Lastly – and this is the most difficult part:

I advise that you put the cooled brownies in a tin and DON”T EAT THEM for 24 hours!


This is almost impossible, but it really helps the texture and the flavour to develop.

It is actually truly impossible for George, who is allowed to sneak just one from the tin.

Try though I might, I can’t keep the brownie baking a secret as he sniffs them out the minute he walks through the door.

So there you have it. My new favourite brownie recipe.

I’ll let you know if it changes again.

Things{we}make’s New Favourite Brownies

250g softened butter

300g golden caster sugar

175g 70% cocoa (dark) chocolate

100g good quality milk chocolate

½ tsp vanilla extract

3 large eggs, plus 1 extra egg yolk

90g plain flour

½ tsp baking powder

30g cocoa powder

1. Pre-heat oven to 170-180°C, and line a 23cm square baking tin with baking parchment.

2. Beat the butter until very soft then add the sugar and beat until light and fluffy

3. Lightly whisk the 3 eggs and 1 yolk and then add them to the butter/sugar mix a spoonful at a time.
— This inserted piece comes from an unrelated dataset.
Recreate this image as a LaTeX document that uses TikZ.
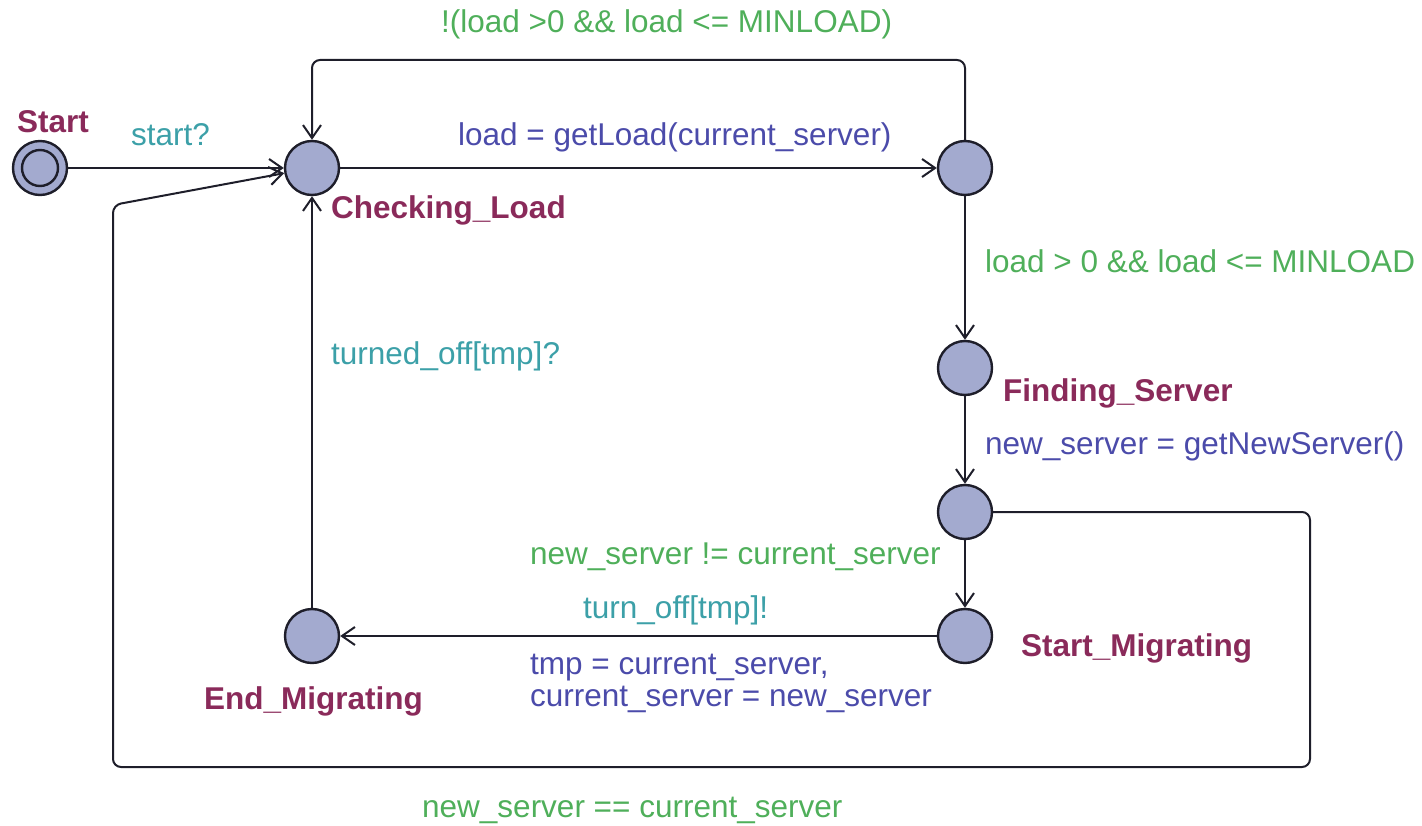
\documentclass[tikz,border=0pt]{standalone}
\usepackage{fontspec}
\setmainfont{Liberation Sans}
\usetikzlibrary{arrows.meta}
\definecolor{stfill}{HTML}{A3AACF}
\definecolor{stline}{HTML}{1E1E2A}
\definecolor{namecol}{HTML}{8A2A5A}
\definecolor{guardcol}{HTML}{4FAF5A}
\definecolor{synccol}{HTML}{3CA0A8}
\definecolor{assigncol}{HTML}{4B4BAA}
\tikzset{
  state/.style={circle, minimum size=54pt, inner sep=0pt, fill=stfill, draw=stline, line width=2.4pt},
  lbl/.style={anchor=base west, inner sep=0pt, font=\fontsize{31.5}{36}\selectfont},
  sname/.style={lbl, text=namecol, font=\fontsize{31.5}{36}\selectfont\bfseries},
  guard/.style={lbl, text=guardcol},
  sync/.style={lbl, text=synccol},
  assign/.style={lbl, text=assigncol},
  edge/.style={draw=stline, line width=2pt, -{Straight Barb[length=13pt,width=18pt,line width=2pt]}},
  thick edge/.style={edge, line width=2.8pt},
}
\begin{document}
\begin{tikzpicture}[x=1pt,y=-1pt]
\useasboundingbox (0,0) rectangle (1422,826);
% states
\node[state] (s) at (40,168) {};
\node[circle, minimum size=36pt, inner sep=0pt, draw=stline, line width=2.4pt] (sin) at (40,168) {};
\node[state] (cl) at (312,168) {};
\node[state] (n1) at (965,168) {};
\node[state] (fs) at (965,368) {};
\node[state] (m) at (965,512) {};
\node[state] (sm) at (965,636) {};
\node[state] (em) at (312,636) {};
% state names
\node[sname] (ls) at (17,133) {Start};
\node[sname] (lcl) at (331,219) {Checking\_Load};
\node[sname] (lfs) at (1003,401) {Finding\_Server};
\node[sname] (lsm) at (1021,656) {Start\_Migrating};
\node[sname] (lem) at (204,709) {End\_Migrating};
% edges
\draw[thick edge] (s) -- (cl);
\draw[edge] (cl) -- (n1);
\draw[edge, rounded corners=8pt] (n1.north) |- (312,60) -- (cl.north);
\draw[thick edge] (n1) -- (fs);
\draw[thick edge] (fs) -- (m);
\draw[thick edge] (m) -- (sm);
\draw[edge] (sm) -- (em);
\draw[thick edge] (em) -- (cl);
\coordinate (c1) at (1310,767);
\coordinate (c2) at (113,205);
\draw[edge, rounded corners=8pt] (m.east) -| (c1) -| (c2) -- (cl);
% edge labels
\node[sync] (t1) at (131,146) {start?};
\node[assign] (t2) at (458,146) {load = getLoad(current\_server)};
\node[guard] (t3) at (441,33) {!(load >0 \&\& load <= MINLOAD)};
\node[guard] (t4) at (985,273) {load > 0 \&\& load <= MINLOAD};
\node[sync] (t5) at (331,364) {turned\_off[tmp]?};
\node[assign] (t6) at (985,454) {new\_server = getNewServer()};
\node[guard] (t7) at (530,564) {new\_server != current\_server};
\node[sync] (t8) at (583,618) {turn\_off[tmp]!};
\node[assign] (t9) at (530,674) {tmp = current\_server,};
\node[assign] (t10) at (530,706) {current\_server = new\_server};
\node[guard] (t11) at (422,817) {new\_server == current\_server};
\end{tikzpicture}
\end{document}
Beat well between each spoonful to ensure it’s incorporated before adding the next or it may split.

4. Mix on high-speed for 5 minutes until pale and moussey and increased in volume.

5. While the batter is whipping; over a pan of gently simmering water, place a bowl with 100g of the milk and 100g of the dark chocolate broken into pieces. Allow to melt, stirring only occasionally, then remove from the heat.

6. Chop the last 75g of chocolate into shards.

7. Gently fold the slightly cooled chocolate into the batter with a metal spoon, then add the chocolate shards.

8. Fold in the sifted flour, vanilla, baking powder and cocoa powder.

9. Spoon the mixture into the prepped tin, and bake for 30-35 minutes. Test with a skewer and if it comes out with cake mix on, put it back into the oven for another couple of minutes.

10. Put an inch of water in a roasting tin and add some ice. I now sometimes just go for ice, no water in case of leakage.

11. Remove the tin of now cooked brownies from the oven and carefully place in the cold water bath for half an hour – this promptly stops the cooking process.

12. Place the cooled cake in a tin (still on the baking parchment) and wait until tomorrow to eat them! Leaving the cakes to rest makes them easier to slice and makes them even more unctuous and clarty.

* The tips about the whipping up the batter, the cooling in the ice bath and the original method come from Felicity Cloake’s article in The Guardian “How to make the perfect Brownie”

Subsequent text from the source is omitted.